* Direction: Return every line below in which "draw" appears.

* Material for the task:
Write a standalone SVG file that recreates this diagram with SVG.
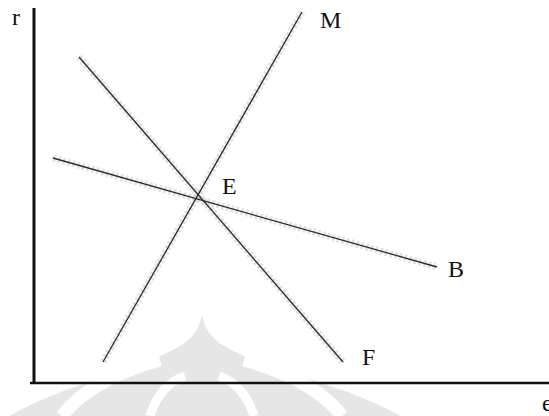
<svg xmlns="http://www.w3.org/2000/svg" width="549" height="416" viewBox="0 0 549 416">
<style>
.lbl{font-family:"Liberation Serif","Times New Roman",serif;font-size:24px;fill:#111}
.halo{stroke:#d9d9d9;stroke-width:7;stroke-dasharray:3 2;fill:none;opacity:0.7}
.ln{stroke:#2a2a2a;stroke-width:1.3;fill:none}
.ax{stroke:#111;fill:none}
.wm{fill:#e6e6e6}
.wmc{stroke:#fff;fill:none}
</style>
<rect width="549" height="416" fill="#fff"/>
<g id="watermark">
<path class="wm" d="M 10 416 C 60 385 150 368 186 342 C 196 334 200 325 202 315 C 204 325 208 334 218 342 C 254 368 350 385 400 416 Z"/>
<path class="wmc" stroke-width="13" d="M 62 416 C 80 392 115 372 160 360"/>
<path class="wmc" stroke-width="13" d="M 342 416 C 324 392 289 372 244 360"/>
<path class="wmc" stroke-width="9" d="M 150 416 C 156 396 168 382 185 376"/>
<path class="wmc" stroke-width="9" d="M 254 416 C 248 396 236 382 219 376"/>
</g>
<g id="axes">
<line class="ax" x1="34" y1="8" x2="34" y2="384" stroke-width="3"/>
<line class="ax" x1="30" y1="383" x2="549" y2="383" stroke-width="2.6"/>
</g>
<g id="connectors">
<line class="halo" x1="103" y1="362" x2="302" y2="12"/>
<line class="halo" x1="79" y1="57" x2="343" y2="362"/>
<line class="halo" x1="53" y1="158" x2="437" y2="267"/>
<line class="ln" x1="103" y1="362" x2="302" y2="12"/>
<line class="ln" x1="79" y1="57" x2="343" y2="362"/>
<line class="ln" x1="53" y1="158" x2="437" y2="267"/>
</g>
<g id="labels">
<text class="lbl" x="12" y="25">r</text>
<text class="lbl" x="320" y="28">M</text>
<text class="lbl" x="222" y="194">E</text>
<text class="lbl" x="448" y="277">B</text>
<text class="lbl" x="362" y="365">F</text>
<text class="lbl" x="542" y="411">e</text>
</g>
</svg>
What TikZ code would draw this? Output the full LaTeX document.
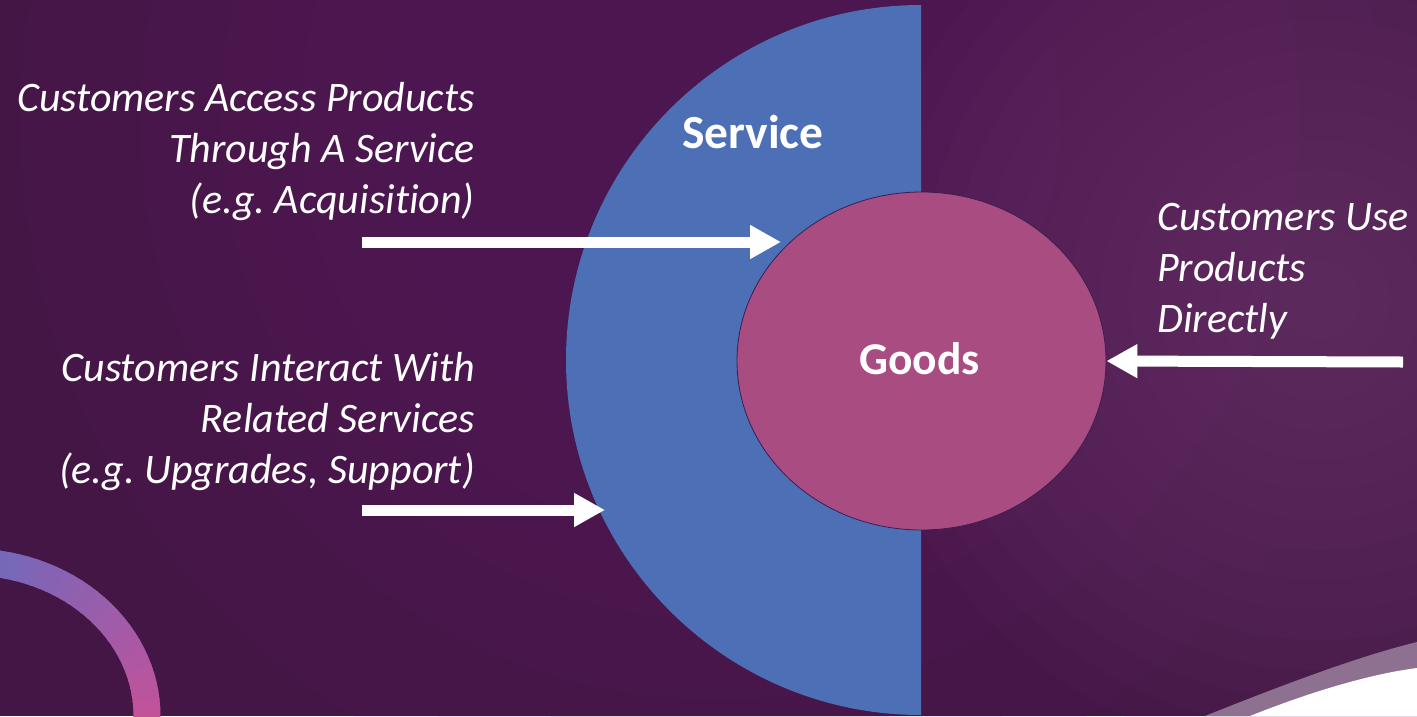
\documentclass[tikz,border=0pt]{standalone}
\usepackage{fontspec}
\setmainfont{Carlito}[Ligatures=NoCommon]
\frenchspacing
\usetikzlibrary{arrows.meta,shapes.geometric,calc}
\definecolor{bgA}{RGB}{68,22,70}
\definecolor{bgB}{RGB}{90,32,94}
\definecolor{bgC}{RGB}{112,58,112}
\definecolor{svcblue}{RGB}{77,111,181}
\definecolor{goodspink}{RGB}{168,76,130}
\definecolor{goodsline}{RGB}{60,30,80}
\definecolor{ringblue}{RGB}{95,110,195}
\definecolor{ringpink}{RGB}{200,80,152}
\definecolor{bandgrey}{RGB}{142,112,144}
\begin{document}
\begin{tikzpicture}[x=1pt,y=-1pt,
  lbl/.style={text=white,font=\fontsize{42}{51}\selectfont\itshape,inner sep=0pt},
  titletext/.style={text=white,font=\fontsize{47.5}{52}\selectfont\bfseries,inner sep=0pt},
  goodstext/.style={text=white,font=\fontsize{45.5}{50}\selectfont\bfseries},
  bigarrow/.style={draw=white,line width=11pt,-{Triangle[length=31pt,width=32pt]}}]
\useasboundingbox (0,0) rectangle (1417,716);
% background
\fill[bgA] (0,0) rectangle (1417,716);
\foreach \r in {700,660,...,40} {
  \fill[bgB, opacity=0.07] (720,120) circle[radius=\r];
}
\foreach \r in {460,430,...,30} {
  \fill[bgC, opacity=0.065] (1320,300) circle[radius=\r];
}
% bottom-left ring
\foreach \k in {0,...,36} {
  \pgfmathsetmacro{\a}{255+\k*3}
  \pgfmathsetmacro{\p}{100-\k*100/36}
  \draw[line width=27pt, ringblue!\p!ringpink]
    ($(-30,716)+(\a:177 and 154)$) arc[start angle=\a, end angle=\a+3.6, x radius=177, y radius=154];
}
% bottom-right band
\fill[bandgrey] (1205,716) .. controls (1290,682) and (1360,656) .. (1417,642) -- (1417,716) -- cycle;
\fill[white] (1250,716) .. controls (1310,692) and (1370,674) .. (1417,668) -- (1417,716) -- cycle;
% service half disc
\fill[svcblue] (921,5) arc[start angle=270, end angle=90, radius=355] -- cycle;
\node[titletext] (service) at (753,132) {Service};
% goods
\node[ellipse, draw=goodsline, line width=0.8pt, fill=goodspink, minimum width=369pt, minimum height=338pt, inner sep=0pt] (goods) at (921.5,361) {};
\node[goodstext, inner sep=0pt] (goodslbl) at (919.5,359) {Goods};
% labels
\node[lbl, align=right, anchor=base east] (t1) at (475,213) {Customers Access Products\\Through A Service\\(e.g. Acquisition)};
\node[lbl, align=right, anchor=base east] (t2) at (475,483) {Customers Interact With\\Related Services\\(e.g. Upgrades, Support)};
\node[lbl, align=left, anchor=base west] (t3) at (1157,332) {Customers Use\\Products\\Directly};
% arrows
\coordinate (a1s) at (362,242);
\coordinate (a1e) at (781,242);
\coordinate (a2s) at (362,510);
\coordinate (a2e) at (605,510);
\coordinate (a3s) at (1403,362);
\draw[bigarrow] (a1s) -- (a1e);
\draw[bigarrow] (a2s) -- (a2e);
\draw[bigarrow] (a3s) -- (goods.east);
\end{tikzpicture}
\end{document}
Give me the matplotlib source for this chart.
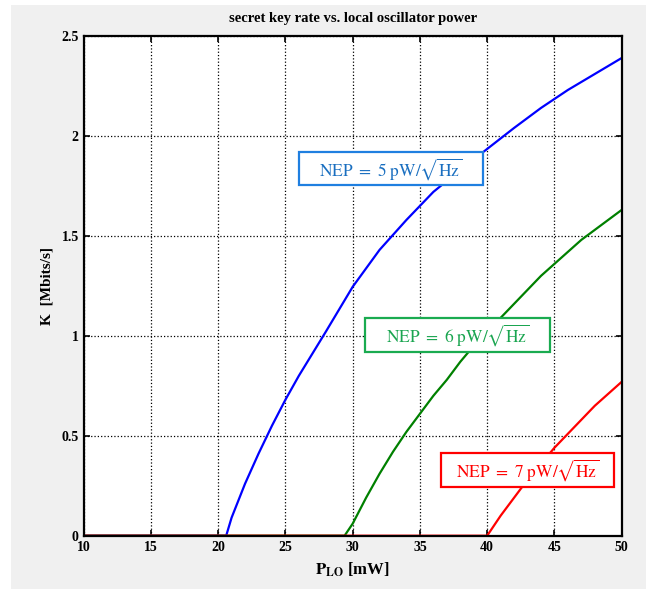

* Response below:
What TikZ code would draw this? Output the full LaTeX document.
  bigarrow/.style={draw=white,line width=11pt,-{Triangle[length=31pt,width=32pt]}}]
  \draw[line width=27pt, ringblue!\p!ringpink]
\node[ellipse, draw=goodsline, line width=0.8pt, fill=goodspink, minimum width=369pt, minimum height=338pt, inner sep=0pt] (goods) at (921.5,361) {};
\draw[bigarrow] (a1s) -- (a1e);
\draw[bigarrow] (a2s) -- (a2e);
\draw[bigarrow] (a3s) -- (goods.east);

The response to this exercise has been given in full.